Gregory E. Reynolds
Should I use notes or should I not use notes in preaching? That is the question every preacher struggles with. A prior question will help to determine the answer: What are we seeking to achieve? Are we seeking good oral communication, including eye contact, rhythm, proportion, and passionate proclamation of God's Word? My answer then would be that whatever aid preachers need to achieve those goals, whether it is a full manuscript, full notes, a bare outline, or no notes at all, is what they should practice. There are advantages and disadvantages to each way. In most cases men will benefit from changing their use of notes as they grow in preaching experience. It is no doubt very helpful to begin with the discipline of writing a full manuscript, although I do not think it wise to bring a full manuscript into the pulpit due to the difference between written and oral linguistic construction. Because each preacher is different in training and disposition, I think dogmatism in this matter is unwarranted. To insist that one cannot preach properly with notes is like saying a conductor cannot conduct properly with his score in front of him. The world's best conductors sometimes use scores and sometimes not.

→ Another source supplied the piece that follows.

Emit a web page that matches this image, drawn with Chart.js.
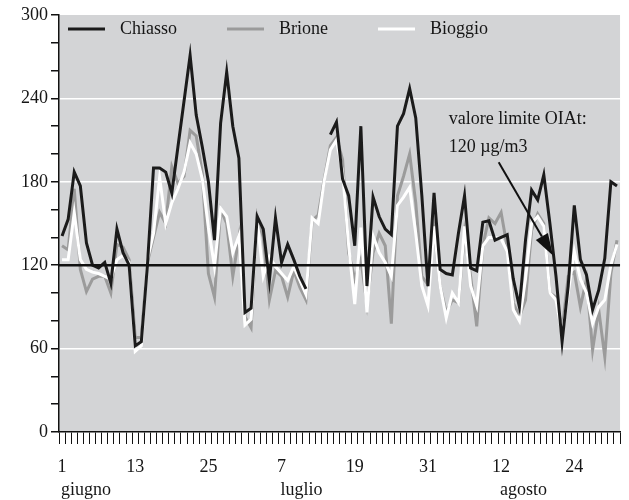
<!DOCTYPE html>
<html>
<head>
<meta charset="utf-8">
<script src="https://cdn.jsdelivr.net/npm/chart.js@4.4.1/dist/chart.umd.min.js"></script>
<style>
  html, body { margin: 0; padding: 0; background: #fff; }
</style>
</head>
<body>
<canvas id="ozoneChart" width="629" height="500"></canvas>
<script>
// days June 1 .. August 31
const monthLengths = [30, 31, 31]
const days = []
monthLengths.forEach(n => { for (let d = 1; d <= n; d++) days.push(String(d)) })

const months = ['giugno', 'luglio', 'agosto']
const monthLabelIndex = [0, 36, 72]

// daily ozone max, µg/m3
const chiasso = [
  141, 153, 187, 177, 136, 120, 118, 122, 107, 146, 129, 120, 62, 65, 120, 190,
  190, 187, 172, 205, 238, 271, 228, 205, 180, 138, 222, 259, 220, 197, 86, 89,
  155, 146, 109, 154, 122, 135, 124, 112, 103, null, null, null, 214, 223, 182, 170,
  134, 220, 105, 169, 155, 146, 142, 220, 229, 247, 226, 170, 105, 172, 117, 114,
  113, 143, 170, 118, 116, 151, 152, 138, 140, 142, 110, 90, 138, 174, 167, 185,
  150, 112, 65, 105, 163, 124, 113, 88, 102, 125, 180, 177
]
const brione = [
  134, 131, 175, 117, 101, 110, 112, 112, 100, 135, 133, 124, 68, 68, 122, 140,
  158, 150, 191, 179, 184, 217, 213, 186, 114, 97, 160, 150, 112, 140, 83, 75,
  155, 140, 95, 116, 112, 97, 116, 104, 95, 152, 156, 182, 206, 212, 196, 129,
  110, 124, 92, 129, 143, 134, 78, 170, 184, 200, 165, 112, 106, 147, 105, 86,
  95, 93, 143, 112, 76, 134, 154, 150, 158, 133, 93, 83, 95, 145, 157, 150,
  100, 97, 73, 112, 115, 90, 110, 59, 88, 54, 114, 138
]
const bioggio = [
  124, 124, 158, 124, 117, 115, 114, 112, 110, 124, 127, 122, 58, 62, 124, 143,
  183, 150, 165, 175, 187, 208, 200, 182, 147, 119, 161, 155, 129, 141, 77, 81,
  152, 112, 126, 119, 114, 109, 119, 109, 99, 154, 150, 181, 203, 210, 187, 134,
  92, 147, 86, 141, 129, 122, 112, 163, 169, 176, 143, 105, 91, 148, 105, 82,
  100, 93, 148, 105, 91, 134, 140, 140, 139, 130, 88, 80, 110, 150, 155, 148,
  100, 95, 70, 100, 130, 110, 100, 78, 90, 95, 120, 135
]

const limitValue = 120
const limitText = ['valore limite OIAt:', '120 \u00b5g/m3']
const whiteGridValues = [60, 180, 240]

const serif = "'Liberation Serif', 'Times New Roman', serif"
const textColor = '#161616'
const colChiasso = '#1b1b1b'
const colBrione = '#9b9b9b'
const colBioggio = '#ffffff'

Chart.defaults.font.family = serif
Chart.defaults.font.size = 18
Chart.defaults.color = textColor

const decorPlugin = {
  id: 'decor',
  beforeDraw (chart) {
    const { ctx, chartArea: a } = chart
    ctx.save()
    ctx.fillStyle = '#d3d4d6'
    ctx.fillRect(a.left, a.top, a.right - a.left, a.bottom - a.top)
    ctx.restore()
  },
  afterDatasetsDraw (chart) {
    const { ctx, chartArea: a } = chart
    const xs = chart.scales.x
    const ys = chart.scales.y
    ctx.save()

    // limit line
    const yl = ys.getPixelForValue(limitValue)
    ctx.strokeStyle = '#111'
    ctx.lineWidth = 2.5
    ctx.beginPath()
    ctx.moveTo(a.left, yl)
    ctx.lineTo(a.right, yl)
    ctx.stroke()

    // annotation text
    ctx.fillStyle = textColor
    ctx.font = '18px ' + serif
    ctx.textAlign = 'left'
    ctx.textBaseline = 'middle'
    const tx = xs.getPixelForValue(63.4)
    ctx.fillText(limitText[0], tx, ys.getPixelForValue(225))
    ctx.fillText(limitText[1], tx, ys.getPixelForValue(205))

    // arrow
    const x0 = xs.getPixelForValue(71.6)
    const y0 = ys.getPixelForValue(194)
    const x1 = xs.getPixelForValue(80.5)
    const y1 = ys.getPixelForValue(127)
    const ang = Math.atan2(y1 - y0, x1 - x0)
    const headLen = 22
    const headHalf = 7
    const bx = x1 - headLen * Math.cos(ang)
    const by = y1 - headLen * Math.sin(ang)
    ctx.strokeStyle = '#111'
    ctx.lineWidth = 2
    ctx.beginPath()
    ctx.moveTo(x0, y0)
    ctx.lineTo(bx, by)
    ctx.stroke()
    ctx.fillStyle = '#111'
    ctx.beginPath()
    ctx.moveTo(x1, y1)
    ctx.lineTo(bx + headHalf * Math.sin(ang), by - headHalf * Math.cos(ang))
    ctx.lineTo(bx - headHalf * Math.sin(ang), by + headHalf * Math.cos(ang))
    ctx.closePath()
    ctx.fill()

    // legend
    const items = [
      { label: 'Chiasso', color: colChiasso, x: 68 },
      { label: 'Brione', color: colBrione, x: 227 },
      { label: 'Bioggio', color: colBioggio, x: 378 }
    ]
    const ly = 29
    items.forEach(it => {
      ctx.strokeStyle = it.color
      ctx.lineWidth = 3
      ctx.beginPath()
      ctx.moveTo(it.x, ly)
      ctx.lineTo(it.x + 37, ly)
      ctx.stroke()
      ctx.fillStyle = textColor
      ctx.fillText(it.label, it.x + 52, ly)
    })

    // month names under the day numbers
    months.forEach((m, i) => {
      ctx.fillText(m, xs.getPixelForValue(monthLabelIndex[i]) - 1, 490)
    })
    ctx.restore()
  }
}

const ctx = document.getElementById('ozoneChart').getContext('2d')
const chart = new Chart(ctx, {
  type: 'line',
  data: {
    labels: days,
    datasets: [
      { label: 'Chiasso', data: chiasso, borderColor: colChiasso },
      { label: 'Bioggio', data: bioggio, borderColor: colBioggio },
      { label: 'Brione', data: brione, borderColor: colBrione }
    ]
  },
  options: {
    responsive: false,
    animation: false,
    devicePixelRatio: 1,
    spanGaps: false,
    elements: {
      line: { borderWidth: 3, tension: 0, borderJoinStyle: 'miter' },
      point: { radius: 0, hoverRadius: 0 }
    },
    layout: { padding: { top: 15, right: 3, left: 0, bottom: 0 } },
    scales: {
      x: {
        type: 'category',
        offset: true,
        grid: {
          offset: true,
          drawOnChartArea: false,
          drawTicks: true,
          tickLength: 12,
          tickColor: '#111',
          tickWidth: 1
        },
        border: { display: true, color: '#111', width: 1.5 },
        ticks: {
          autoSkip: false,
          maxRotation: 0,
          padding: 12,
          color: textColor,
          callback: (val, idx) => (idx % 12 === 0 ? days[idx] : '')
        },
        afterFit: s => { s.height = 68 }
      },
      y: {
        min: 0,
        max: 300,
        ticks: {
          stepSize: 20,
          padding: 3,
          color: textColor,
          callback: v => (v % 60 === 0 ? v : '')
        },
        grid: {
          color: c => (whiteGridValues.includes(c.tick.value) ? '#ffffff' : 'rgba(0,0,0,0)'),
          lineWidth: 1.5,
          tickColor: '#111',
          tickLength: 8,
          drawTicks: true
        },
        border: { display: true, color: '#111', width: 1.5 },
        afterFit: s => { s.width = 59 }
      }
    },
    plugins: {
      legend: { display: false },
      tooltip: { enabled: false }
    }
  },
  plugins: [decorPlugin]
})
</script>
</body>
</html>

I continue to use notes because I find that they help me to stick to the point, but I use no more than basic notes so as to remain free in the preaching moment. Mssrs. Story and Cotta make excellent cases for the two opposite poles of the discussion: a full manuscript or no manuscript at all. I will present, not so much a compromise, as a third way. A slavish commitment to either extreme is simply unsupportable biblically and practically.

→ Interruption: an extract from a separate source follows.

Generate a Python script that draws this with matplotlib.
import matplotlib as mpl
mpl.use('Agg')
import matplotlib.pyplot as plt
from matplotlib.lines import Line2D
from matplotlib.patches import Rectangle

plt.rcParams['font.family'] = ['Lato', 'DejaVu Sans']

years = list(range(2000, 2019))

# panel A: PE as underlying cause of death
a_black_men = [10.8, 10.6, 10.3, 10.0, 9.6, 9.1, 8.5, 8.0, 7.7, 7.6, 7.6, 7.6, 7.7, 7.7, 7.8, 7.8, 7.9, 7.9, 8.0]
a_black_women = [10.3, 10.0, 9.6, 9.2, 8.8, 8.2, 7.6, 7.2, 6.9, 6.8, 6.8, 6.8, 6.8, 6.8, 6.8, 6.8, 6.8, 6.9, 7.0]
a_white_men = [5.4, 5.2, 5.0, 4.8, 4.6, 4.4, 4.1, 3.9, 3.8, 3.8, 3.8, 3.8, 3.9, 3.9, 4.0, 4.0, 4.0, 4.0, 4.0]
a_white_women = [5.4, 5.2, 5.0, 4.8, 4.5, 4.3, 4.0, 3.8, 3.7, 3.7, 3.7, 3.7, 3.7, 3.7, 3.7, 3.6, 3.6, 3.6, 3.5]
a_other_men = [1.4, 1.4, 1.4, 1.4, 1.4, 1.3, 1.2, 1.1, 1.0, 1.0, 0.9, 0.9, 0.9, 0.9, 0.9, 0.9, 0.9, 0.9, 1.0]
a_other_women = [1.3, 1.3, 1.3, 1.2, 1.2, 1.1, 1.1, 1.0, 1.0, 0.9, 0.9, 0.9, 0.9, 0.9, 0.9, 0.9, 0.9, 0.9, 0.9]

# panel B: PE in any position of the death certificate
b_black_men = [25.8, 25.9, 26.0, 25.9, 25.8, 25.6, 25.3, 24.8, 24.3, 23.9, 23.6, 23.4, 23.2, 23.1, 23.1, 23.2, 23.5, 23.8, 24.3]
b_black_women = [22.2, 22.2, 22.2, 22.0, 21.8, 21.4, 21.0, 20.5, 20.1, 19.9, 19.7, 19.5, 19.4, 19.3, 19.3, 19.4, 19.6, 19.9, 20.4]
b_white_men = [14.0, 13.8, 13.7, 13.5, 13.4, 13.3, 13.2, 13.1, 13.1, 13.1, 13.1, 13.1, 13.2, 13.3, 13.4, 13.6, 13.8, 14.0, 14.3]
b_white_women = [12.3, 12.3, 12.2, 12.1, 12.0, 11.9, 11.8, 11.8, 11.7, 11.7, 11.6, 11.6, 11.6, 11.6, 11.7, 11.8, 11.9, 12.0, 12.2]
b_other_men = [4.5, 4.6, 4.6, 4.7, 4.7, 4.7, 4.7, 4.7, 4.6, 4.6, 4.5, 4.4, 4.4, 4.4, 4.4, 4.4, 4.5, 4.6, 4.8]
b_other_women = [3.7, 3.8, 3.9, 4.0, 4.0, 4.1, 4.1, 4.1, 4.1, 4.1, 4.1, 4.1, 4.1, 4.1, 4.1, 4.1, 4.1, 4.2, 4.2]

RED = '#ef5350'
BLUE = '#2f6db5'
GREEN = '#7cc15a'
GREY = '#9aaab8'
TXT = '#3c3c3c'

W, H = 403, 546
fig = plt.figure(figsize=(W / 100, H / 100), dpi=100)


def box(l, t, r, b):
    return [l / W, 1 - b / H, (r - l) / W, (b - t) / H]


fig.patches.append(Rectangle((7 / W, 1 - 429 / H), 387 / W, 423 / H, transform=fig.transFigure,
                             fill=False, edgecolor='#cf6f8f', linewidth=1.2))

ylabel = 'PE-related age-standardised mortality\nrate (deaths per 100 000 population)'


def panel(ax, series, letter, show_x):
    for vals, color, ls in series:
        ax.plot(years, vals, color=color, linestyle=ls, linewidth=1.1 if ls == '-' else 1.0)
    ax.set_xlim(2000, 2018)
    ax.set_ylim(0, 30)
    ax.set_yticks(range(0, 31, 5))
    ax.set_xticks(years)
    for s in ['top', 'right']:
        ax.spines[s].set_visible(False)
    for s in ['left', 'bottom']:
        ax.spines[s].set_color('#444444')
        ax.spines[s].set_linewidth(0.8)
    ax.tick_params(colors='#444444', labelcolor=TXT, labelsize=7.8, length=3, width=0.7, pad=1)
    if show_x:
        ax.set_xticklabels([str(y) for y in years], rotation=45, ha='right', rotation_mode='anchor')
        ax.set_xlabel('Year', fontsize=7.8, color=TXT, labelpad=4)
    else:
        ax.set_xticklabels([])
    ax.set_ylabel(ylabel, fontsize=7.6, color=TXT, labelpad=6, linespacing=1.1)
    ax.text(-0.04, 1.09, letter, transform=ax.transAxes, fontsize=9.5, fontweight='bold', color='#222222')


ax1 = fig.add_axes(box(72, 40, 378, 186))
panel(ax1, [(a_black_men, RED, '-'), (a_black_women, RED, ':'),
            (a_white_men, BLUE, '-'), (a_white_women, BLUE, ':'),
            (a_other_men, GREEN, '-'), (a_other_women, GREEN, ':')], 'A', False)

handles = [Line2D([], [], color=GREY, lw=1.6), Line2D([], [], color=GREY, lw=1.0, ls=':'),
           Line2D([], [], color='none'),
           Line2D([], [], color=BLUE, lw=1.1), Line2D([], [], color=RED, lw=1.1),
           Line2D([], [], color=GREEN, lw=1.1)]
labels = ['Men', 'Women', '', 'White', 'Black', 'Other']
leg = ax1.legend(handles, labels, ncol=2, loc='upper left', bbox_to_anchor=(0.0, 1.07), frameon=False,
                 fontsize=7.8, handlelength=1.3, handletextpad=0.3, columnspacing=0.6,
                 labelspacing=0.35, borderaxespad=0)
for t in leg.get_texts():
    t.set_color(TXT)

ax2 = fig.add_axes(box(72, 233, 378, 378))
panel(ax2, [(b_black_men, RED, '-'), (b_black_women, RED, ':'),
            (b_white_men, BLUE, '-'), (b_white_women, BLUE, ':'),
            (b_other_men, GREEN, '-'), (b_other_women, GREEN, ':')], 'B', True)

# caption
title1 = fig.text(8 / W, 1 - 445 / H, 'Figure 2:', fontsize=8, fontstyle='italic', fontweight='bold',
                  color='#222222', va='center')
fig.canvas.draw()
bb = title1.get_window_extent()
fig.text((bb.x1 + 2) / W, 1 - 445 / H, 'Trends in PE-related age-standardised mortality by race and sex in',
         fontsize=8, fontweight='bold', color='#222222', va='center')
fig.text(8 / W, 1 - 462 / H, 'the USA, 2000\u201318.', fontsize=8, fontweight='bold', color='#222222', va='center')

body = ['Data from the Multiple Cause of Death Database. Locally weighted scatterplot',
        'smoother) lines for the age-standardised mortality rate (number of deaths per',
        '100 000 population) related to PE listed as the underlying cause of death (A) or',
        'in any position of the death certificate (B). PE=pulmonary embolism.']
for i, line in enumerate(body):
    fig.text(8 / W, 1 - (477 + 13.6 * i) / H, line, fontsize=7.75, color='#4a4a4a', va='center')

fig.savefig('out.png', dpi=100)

Along with the mental discipline of writing well, the preacher must develop the finest oral skills as a herald of the Word. This assumes accurate exegesis of the meaning of the message given by the King. But the church also must not ordain men to preach who have not mastered good public speaking skills.
This is why it is imperative to distinguish between oral and written language. Manuscript preachers tend to blur this distinction. The written is for the eye, while the oral is for the ear. J. C. Ryle: "English composition for speaking to hearers and English composition for private reading are almost like two different languages, so that sermons that 'preach' well 'read' badly." Transcribed sermons of preachers who use few or no notes read very differently than manuscripts that were first written to be read. Seminary training makes us book, text, and lecture oriented. This indispensible fountain, from which the content of preaching flows, however, must not be confused with preaching itself, which occurs only in the preaching moment. Furthermore, whatever aid to the memory the preacher may bring into the pulpit, this is not the sermon. The sermon is the Word proclaimed in the presence of the congregation.

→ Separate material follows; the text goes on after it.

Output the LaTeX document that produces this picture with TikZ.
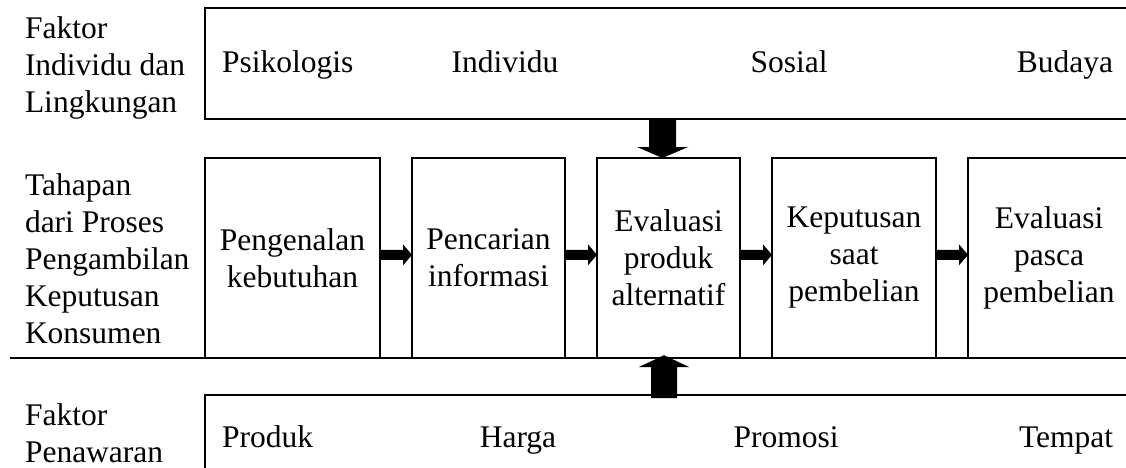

No matter what aid the preacher brings into the pulpit, the results of his study must be put in oral form. Homiletics is the art of translating the meaning of the text, in the context of systematic and biblical theology, into a form designed to transform God's people. It is a truism that the preacher is not to bring the results of his study into the pulpit without organizing them to proclaim to God's people. Contrary to popular misconception, extemporaneous preaching is fully prepared for, but exclusively oral in presentation, not rooted verbatim in a written manuscript. As a scholar of orality, Walter Ong properly asserted that "the written text of the New Testament itself is ordered to ... oral activity." In his monumental history of the reading and preaching of Scripture, Hughes Oliphant Old makes a convincing case that the entire Bible is essentially a preaching document. Thus, the oral form preceded the written.
Let me suggest some ways in which we can prepare for preaching that will preserve both good order and orality. It may be helpful to view notes, whether referred to in the pulpit or not, like a full calendar of a week's activities. The details of what is to be accomplished are there, but there is space in between events to allow flexibility. So sermon notes should be structured as a set of visual cues, not a manuscript to be read or memorized. It may be useful to use two manuscripts, if necessary: one is a written summary of your exegesis and application put in the order of your sermon; the other is a one page abbreviated form of this for the pulpit.
Near the end of my first decade of ministry I had a summer intern who had the latest laptop computer. He had taken all of his seminary notes with this new device. I had just begun using a simple Apple 2C, which was a dinosaur compared to his. Of course, he prepared his sermon notes on his word processor and suggested I try the same. After some resistance, my intern prevailed upon me to try word processing my sermons. I did so much to my regret. My practice had been to write my sermons in full five-page outlines with my beloved Mont Blanc fountain pen, highlighting the main points in yellow and red. I had learned early on not to be a slave to my notes, but the notes I brought into the pulpit were very full.
My only experience with word processing had been creating documents to be read, not preached. Book reviews, along with essays, periodical articles and the like, require an attention to grammatical and structural detail which preparation for oral presentation does not. In fact, as I learned through my first painful experience, preparing for preaching with precise writing can be deadly to oral delivery, if that is the manuscript used in the pulpit. That was my approach to my first word-processed sermon. Because I had put so much effort into composition I felt naturally tied to the manuscript. For written productions one must be, because that is the final medium of communication. After one awkward sermon, I vowed never to use the computer again for sermon preparation.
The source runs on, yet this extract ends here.